I'm sporting my "CHEER" shorts, which leave my chalky-white legs on display for all to gawk at. But at least I look like a coach. When the program coordinators ask who is ready to perform, I'm proud to be the only one to pipe up. They tell me I don't have to exhibit my routine, but there's no way I'm going to let all my hard work go to waste.

"Ready," I begin, then pause. "Check us out, stand up and shout," I belt boisterously, punching out sharp motions. I execute my jumps with good height, full extension, pointed toes and clean landings. With just a slight motion mess-up, I finish the cheer with a victorious left-lunge.

After nailing the tryout and getting the job, my next challenge is to choreograph cheers, dances and stunts for 40-some kids, ages 4 to14. For inspiration, I attend a regional competition at Essex High School.

I'm not expecting much; the farther north you travel, the less developed the sport seems to be.
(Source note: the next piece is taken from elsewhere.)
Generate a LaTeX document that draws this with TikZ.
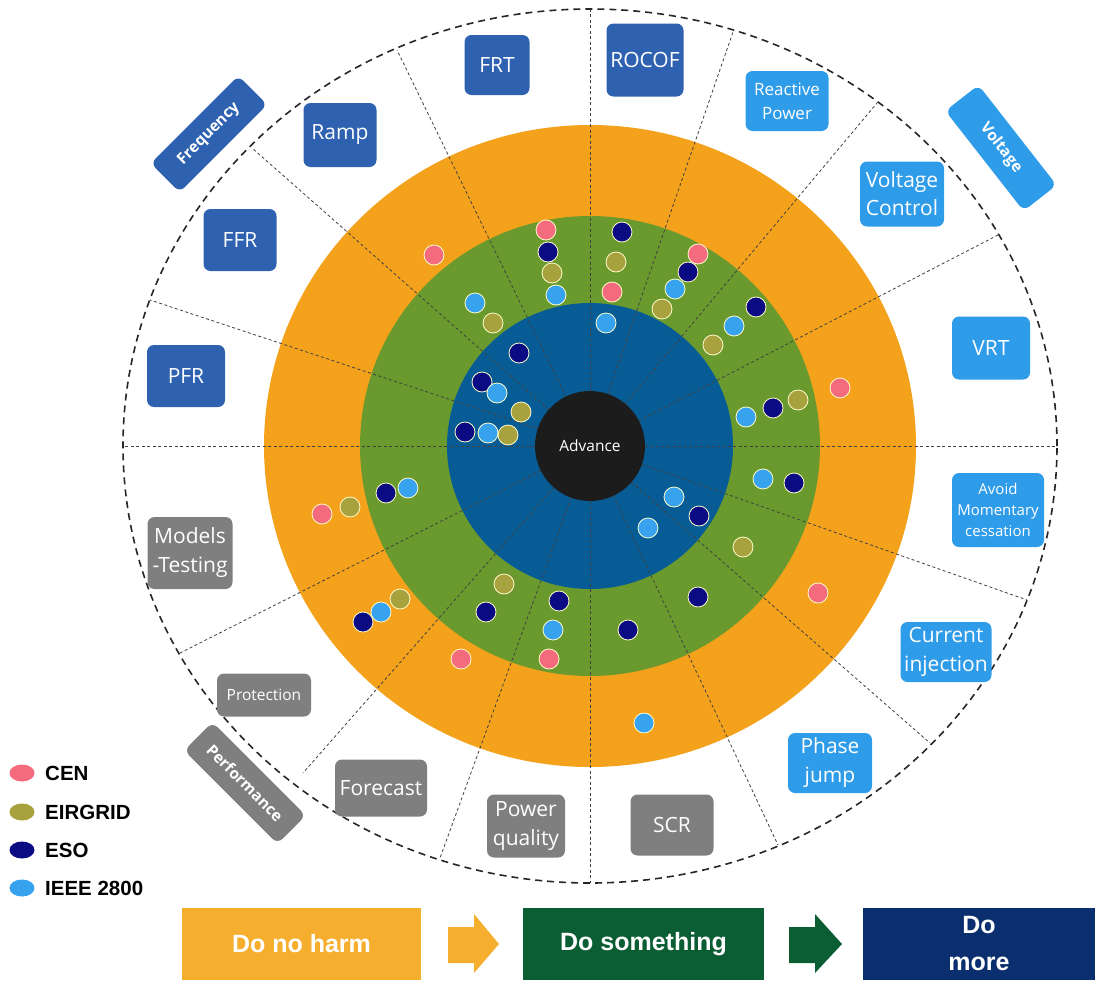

But the sight of 36 squads battling it out on the blue spring-floor shocks me, and the fans squished shoulder-to-shoulder on the wooden bleachers show me that Vermont has caught the spirit.

The squads that usually stick to the gym's sidelines take center court tonight and elicit screams from the crowd with their technical, high-energy routines. During one number, three cheerleaders entice the fans with signs that read "GO," "FIGHT" and "WIN." The crowd reacts in a sort of mass hysteria.
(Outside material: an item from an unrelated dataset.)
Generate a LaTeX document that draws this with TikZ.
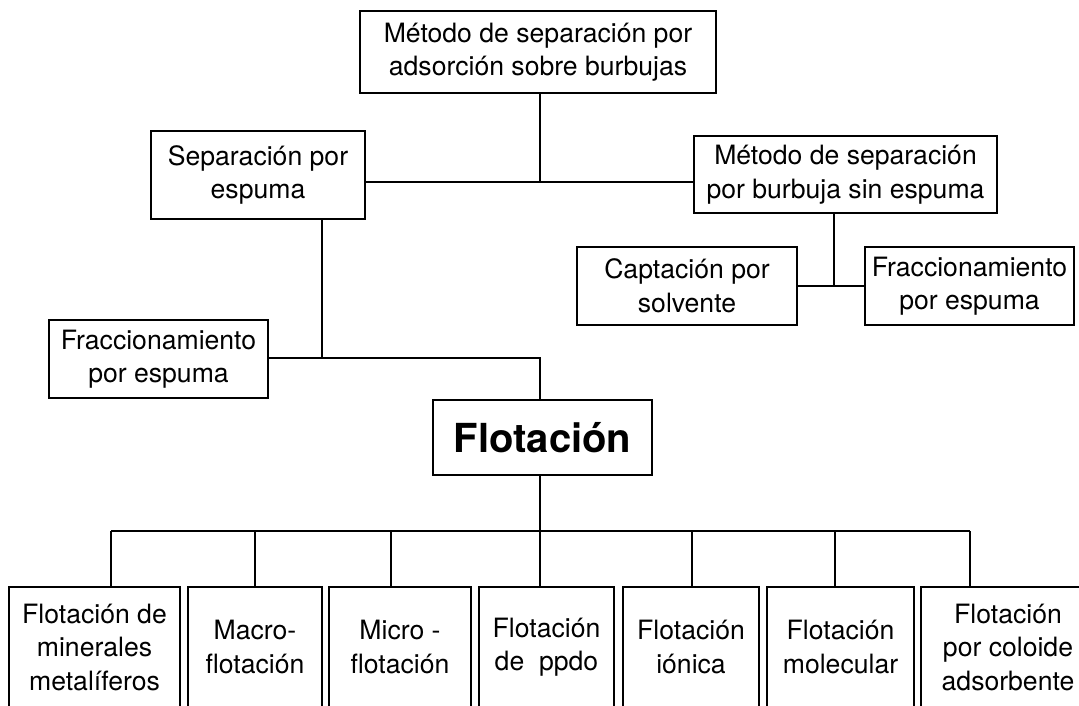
\documentclass[tikz,border=0pt]{standalone}
\usepackage{fontspec}
\setmainfont{TeX Gyre Heros}
\usepackage{tikz}

\tikzset{
  box/.style={draw, line width=2.8pt, rectangle, inner sep=0pt, align=center,
    font=\fontsize{26.6}{33.5}\selectfont},
  link/.style={line width=2.8pt}
}

\begin{document}
\begin{tikzpicture}[x=1pt, y=-1pt]
		\useasboundingbox (0,0) rectangle (1079,705);
		\clip (0,0) rectangle (1079,705);
		\node[box, minimum width=356, minimum height=82] (adsor) at (538,52) {Método de separación por\\adsorción sobre burbujas};
		\node[box, minimum width=214, minimum height=88] (sepesp) at (258,175) {Separación por\\espuma};
		\node[box, minimum width=303, minimum height=77] (sinesp) at (845.5,174.5) {Método de separación\\por burbuja sin espuma};
		\node[box, minimum width=220, minimum height=78] (capt) at (687,286) {Captación por\\solvente};
		\node[box, minimum width=209, minimum height=78] (fracB) at (969.5,286) {Fraccionamiento\\por espuma};
		\node[box, minimum width=219, minimum height=78] (fracA) at (158.5,359) {Fraccionamiento\\por espuma};
		\node[box, minimum width=219, minimum height=75, font=\fontsize{40}{44}\selectfont\bfseries] (flot) at (542.5,437.5) {Flotación};
		\node[box, minimum width=171, minimum height=120] (b1) at (94.5,647) {Flotación de\\minerales\\metalíferos};
		\node[box, minimum width=134, minimum height=120] (b2) at (255,647) {Macro-\\flotación};
		\node[box, minimum width=142, minimum height=120] (b3) at (400,647) {Micro -\\flotación};
		\node[box, minimum width=135, minimum height=120] (b4) at (546.5,647) {Flotación\\de~~ppdo};
		\node[box, minimum width=136, minimum height=120] (b5) at (691,647) {Flotación\\iónica};
		\node[box, minimum width=147, minimum height=120] (b6) at (840.5,647) {Flotación\\molecular};
		\node[box, minimum width=174, minimum height=120] (b7) at (1008,647) {Flotación\\por coloide\\adsorbente};
		% junctions
		\coordinate (j1) at (540,182);
		\coordinate (j2) at (322,358);
		\coordinate (j3) at (834,287);
		\coordinate (s1) at (111,531);
		\coordinate (s2) at (255,531);
		\coordinate (s3) at (391,531);
		\coordinate (s4) at (540,531);
		\coordinate (s5) at (692,531);
		\coordinate (s6) at (835,531);
		\coordinate (s7) at (970,531);
		\draw[link] (adsor.south -| j1) -- (j1);
		\draw[link] (sepesp.east |- j1) -- (sinesp.west |- j1);
		\draw[link] (sepesp.south -| j2) -- (j2);
		\draw[link] (fracA.east |- j2) -- (j2) -| (flot.north -| j1);
		\draw[link] (sinesp.south -| j3) -- (j3);
		\draw[link] (capt.east) -- (fracB.west);
		\draw[link] (flot.south -| s4) -- (s4);
		\draw[link] (s1) -- (s7);
		\draw[link] (s1) -- (s1 |- b1.north);
		\draw[link] (s2) -- (s2 |- b2.north);
		\draw[link] (s3) -- (s3 |- b3.north);
		\draw[link] (s4) -- (s4 |- b4.north);
		\draw[link] (s5) -- (s5 |- b5.north);
		\draw[link] (s6) -- (s6 |- b6.north);
		\draw[link] (s7) -- (s7 |- b7.north);
\end{tikzpicture}
\end{document}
Still, not everyone gets it. Over fast-paced, bass-thumping music I hear a girl behind me complain to her father, "I've been with cheerleaders all day. Cheerleaders. Loud, annoying, girly, screaming, laughing, curling-their-hair, squirting-hairspray-in-your-eye cheerleaders." I laugh. There is some truth to her generalizations, I think, remembering the Bring It On types I resented on my high school squad. But looking beyond the bouncing ringlet ponytails and sparkling body glitter, I see athletes here trying to win and to have fun trying, and I can't wait to be a part of it all over again.